Further, Zhang testified that she was detained for seven days, but at her credible fear interview stated that she was detained for only one day. She argues that the agency erred in relying on the credible fear interview transcript for this discrepancy. However, the transcript bore sufficient “hallmarks of reliability” for the agency to rely on it: the interview was conducted through a Mandarin interpreter; there was no indication that Zhang had trouble understanding the questions; the transcript was in question and answer format; Zhang declined the opportunity to delay her interview until she could hire an attorney; and she discussed the reasons for her asylum request. See Ming Zhang v. Holder, 585 F.3d 715, 723–25 (2d Cir.2009).

Given the inconsistencies among her testimony, asylum application, and credible fear interview, all of which relate to the sole incident of alleged persecution, substantial evidence supports the agency's adverse Xian Tuan Ye v. Dep't of Homeland Sec., 446 F.3d 289, 295 (2d Cir.2006). That determination is dispositive of asylum, withholding of removal, and CAT relief, because all three forms of relief relied on the same factual predicate. See Paul v. Gonzales, 444 F.3d 148, 156–57 (2d Cir.2006). Zhang's argument that the agency failed to consider CAT relief does not warrant remand. As noted above, CAT relief is foreclosed by the adverse credibility determination. Id. Moreover, Zhang did not contest the denial of CAT relief before the BIA. See Lin Zhong v. U.S. Dep't of Justice, 480 F.3d 104, 107 n. 1 (2d Cir.2007).

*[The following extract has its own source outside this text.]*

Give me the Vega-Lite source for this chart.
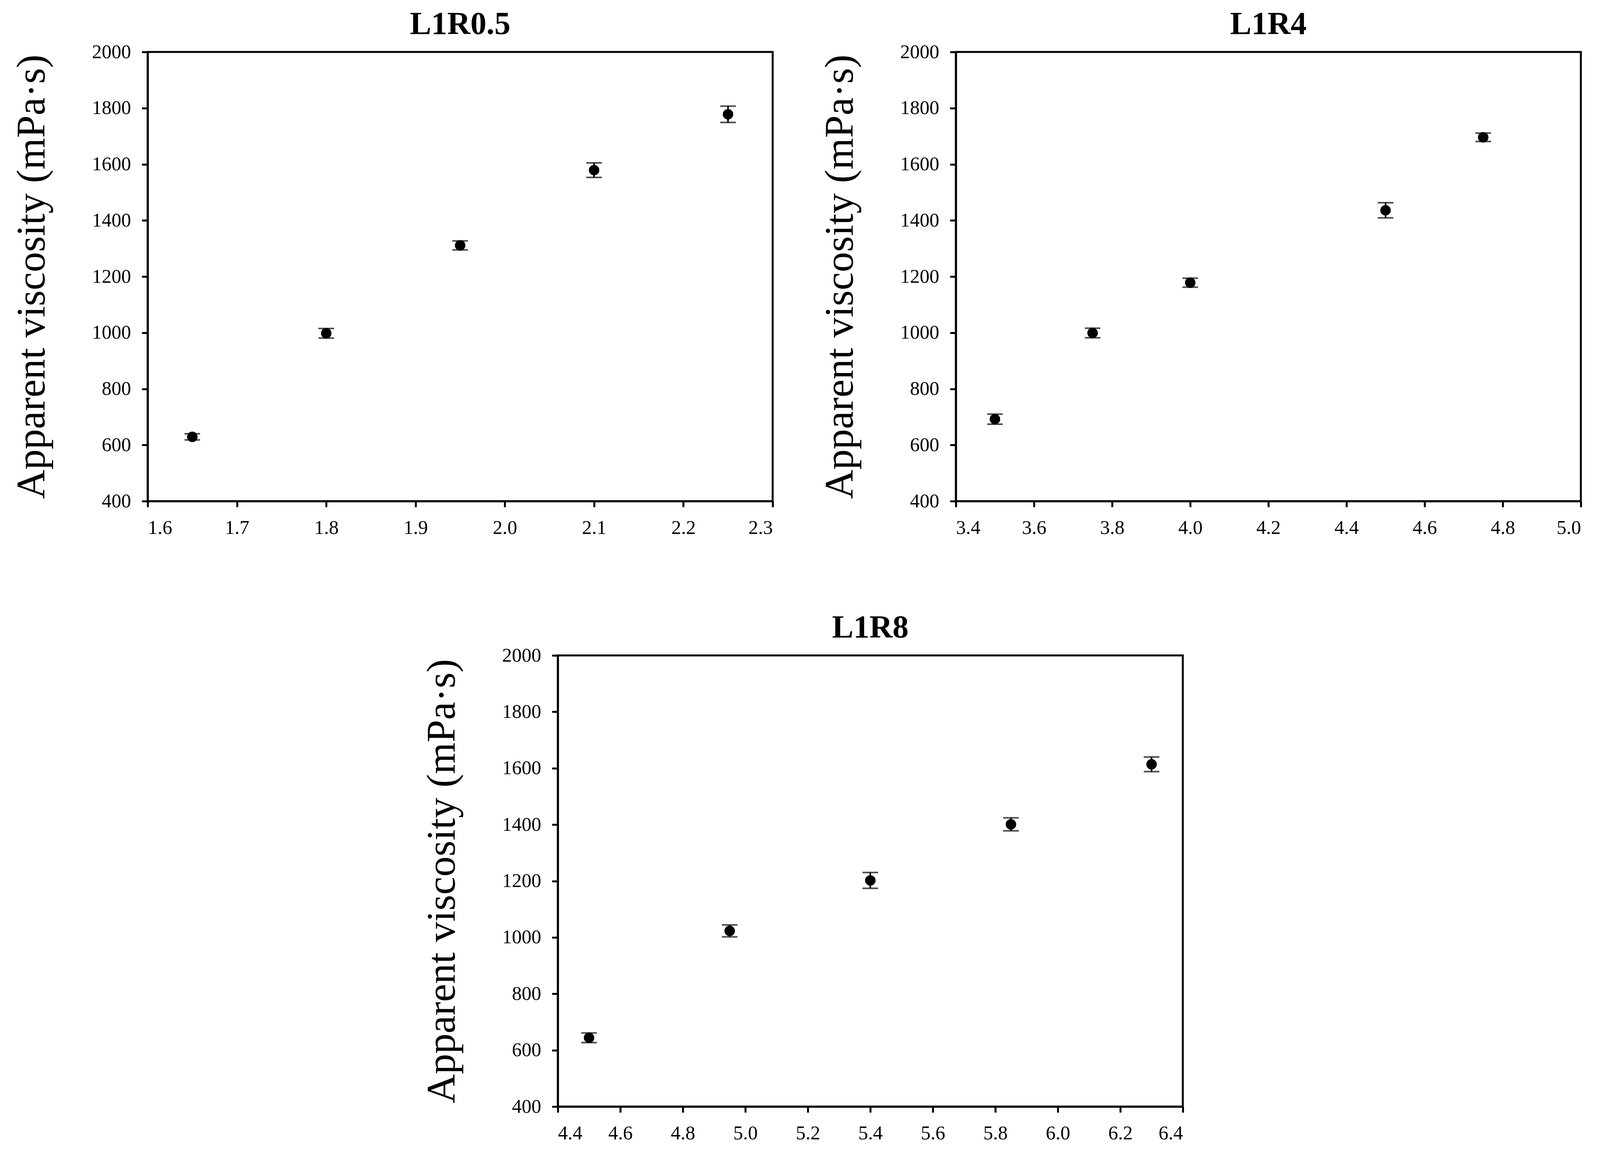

For the foregoing reasons, the petition for review is DENIED. As we have completed our review, any stay of removal that the Court previously granted in this petition is VACATED, and any pending motion for a stay of removal in this petition is DISMISSED as moot. Any pending request for oral argument in this petition is DENIED in accordance with Federal Rule of Appellate Procedure 34(a)(2), and Second Circuit Local Rule 34.1(b).